Accuracy of prediction (Multinomial) easy ham (removed):
0.9934282584884995
Accuracy of prediction (Bernoulli) easy ham (removed):
0.9868565169769989


In [None]:
#remove the words occur less than 2 times or appear above 75% of the dataset. 
# Training and test data (hard ham)
vectorizer = CountVectorizer(min_df=2, max_df=0.75)


# Transform e-mail texts from training data set into vectors (CountVectorizer)
ham_train_hard=[]
for i in range(len(hamtrain_hard)):
  f=open('hard_ham/'+hamtrain_hard[i], 'r', encoding = "ISO-8859-1")
  ham_train_hard.append(f.read())

spam_train=[]
for i in range(len(spamtrain)):
  f=open('spam/'+spamtrain[i], 'r', encoding = "ISO-8859-1")
  spam_train.append(f.read())

X=[]
X.extend(ham_train_hard)
X.extend(spam_train)
X_train = vectorizer.fit_transform(X)

type(X_train)


import numpy as np 

ytrain=['ham'] * len(ham_train_hard)
ytrain.extend(['spam'] * len(spam_train))

# Multinomial Naive Bayes
from sklearn.naive_bayes import MultinomialNB
clf_multinom = MultinomialNB()
clf_multinom.fit(X_train, ytrain)

# Bernoulli Naive Bayes
from sklearn.naive_bayes import BernoulliNB
clf_bernoulli = BernoulliNB()
clf_bernoulli.fit(X_train, ytrain)

spam_test=[]
for i in range(len(spamtest)):
  f=open('spam/'+spamtest[i], 'r', encoding = "ISO-8859-1")
  spam_test.append(f.read())

ham_test_hard=[]
for i in range(len(hamtest_hard)):
  f=open('hard_ham/'+hamtest_hard[i], 'r', encoding = "ISO-8859-1")
  ham_test_hard.append(f.read())

X=[]
X.extend(ham_test_hard)
X.extend(spam_test)

X_test = vectorizer.transform(X)

### Predict if e-mails in test dataset is ham or spam
# Multinomial
predicted_multinom = clf_multinom.predict(X_test)

# Bernoulli
predicted_bernoulli=clf_bernoulli.predict(X_test)

# Labels of the test dataset
ytest=['ham'] * len(ham_test_hard)
ytest.extend(['spam'] * len(spam_test))

a_multinom=predicted_multinom==ytest
a_bernoulli=predicted_bernoulli==ytest
print("Accuracy of prediction (Multinomial) hard ham (removed):")
print(np.count_nonzero(a_multinom)/len(a_multinom)) 
print("Accuracy of prediction (Bernoulli) hard ham (removed):")
print(np.count_nonzero(a_bernoulli)/len(a_bernoulli)) 

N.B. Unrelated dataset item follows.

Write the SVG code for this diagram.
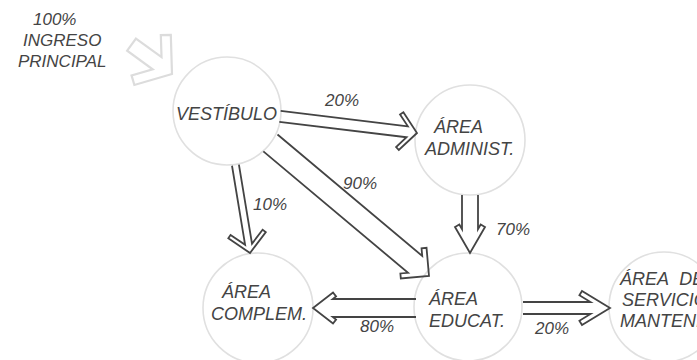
<svg xmlns="http://www.w3.org/2000/svg" width="697" height="360" viewBox="0 0 697 360">
<style>
.node{fill:#ffffff;stroke:#e0e0e0;stroke-width:1.6}
.t{font-family:"Liberation Sans",Arial,sans-serif;font-style:italic;fill:#444444;font-size:18px}
.p{font-family:"Liberation Sans",Arial,sans-serif;font-style:italic;fill:#444444;font-size:17px}
.arr{fill:none;stroke:#444444;stroke-width:1.8;stroke-linejoin:miter}
.entry{fill:none;stroke:#dcdcdc;stroke-width:2.2;stroke-linejoin:miter}
</style>
<rect width="697" height="360" fill="#ffffff"/>
<g id="vestibulo">
<circle class="node" cx="227" cy="111" r="54"/>
<text class="t" x="176" y="120">VESTÍBULO</text>
</g>
<g id="admin">
<circle class="node" cx="470" cy="140" r="55"/>
<text class="t" x="434" y="133">ÁREA</text>
<text class="t" x="425" y="155">ADMINIST.</text>
</g>
<g id="complem">
<circle class="node" cx="258" cy="308" r="55"/>
<text class="t" x="222" y="298">ÁREA</text>
<text class="t" x="211" y="320">COMPLEM.</text>
</g>
<g id="educat">
<circle class="node" cx="468" cy="307" r="54"/>
<text class="t" x="429" y="305">ÁREA</text>
<text class="t" x="429" y="327">EDUCAT.</text>
</g>
<g id="servicio">
<circle class="node" cx="664" cy="307" r="55"/>
<text class="t" x="620" y="285" word-spacing="6">ÁREA DE</text>
<text class="t" x="622" y="306">SERVICIO</text>
<text class="t" x="620" y="327">MANTENIM.</text>
</g>
<g id="ingreso">
<text class="p" x="33" y="25">100%</text>
<text class="p" x="23" y="46">INGRESO</text>
<text class="p" x="18" y="67">PRINCIPAL</text>
</g>
<g id="connectors">
<path class="entry" transform="translate(172,74) rotate(36)" d="M-50,-7.5 L-18.4,-7.5 L-31.9,-24.9 L-24,-31 L0,0 L-24,31 L-31.9,24.9 L-18.4,7.5 L-50,7.5 Z"/>
<path class="arr" transform="translate(417,133) rotate(6.9)" d="M-138,-5.5 L-9.86,-5.5 L-19.06,-16.42 L-16,-19 L0,0 L-16,19 L-19.06,16.42 L-9.86,5.5 L-138,5.5"/>
<path class="arr" transform="translate(250,253) rotate(80.6)" d="M-89,-3.5 L-8.82,-3.5 L-20.9,-16.25 L-18,-19 L0,0 L-18,19 L-20.9,16.25 L-8.82,3.5 L-89,3.5"/>
<path class="arr" transform="translate(429,276) rotate(40)" d="M-207,-11 L-18.08,-11 L-23.54,-16.46 L-20,-20 L0,0 L-20,20 L-23.54,16.46 L-18.08,11 L-207,11"/>
<path class="arr" transform="translate(470,253) rotate(90)" d="M-58,-8 L-23.87,-8 L-28.5,-10.67 L-26,-15 L0,0 L-26,15 L-28.5,10.67 L-23.87,8 L-58,8"/>
<path class="arr" transform="translate(313,308) rotate(180)" d="M-103,-9 L-19.77,-9 L-23.06,-11.55 L-20,-15.5 L0,0 L-20,15.5 L-23.06,11.55 L-19.77,9 L-103,9"/>
<path class="arr" transform="translate(610,308)" d="M-87,-6 L-19.5,-6 L-30.6,-12.73 L-28,-17 L0,0 L-28,17 L-30.6,12.73 L-19.5,6 L-87,6"/>
<text class="p" x="325" y="106">20%</text>
<text class="p" x="343" y="189">90%</text>
<text class="p" x="253" y="210">10%</text>
<text class="p" x="496" y="235">70%</text>
<text class="p" x="360" y="332">80%</text>
<text class="p" x="535" y="334">20%</text>
</g>
</svg>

Accuracy of prediction (Multinomial) hard ham (removed):
0.9237668161434978
Accuracy of prediction (Bernoulli) hard ham (removed):
0.8923766816143498


we did remove words on both easy_ham and hard_ham, and we found that both the Bernoulli and multinomial classifiers accuracy increases by almost 10% when we test on easy_ham. But almost the same accuracy as we did not do any remove on hard_ham.

Here is the output:

Accuracy of prediction (Multinomial) hard ham (removed):
0.905829596412556

Accuracy of prediction (Bernoulli) hard ham (removed):
0.8789237668161435



Accuracy of prediction (Multinomial) easy ham (removed):
0.9934282584884995

Accuracy of prediction (Bernoulli) easy ham (removed):
0.9868565169769989

And the accuracy of Multinomial classifiers is always better than Bernoulli classifiers.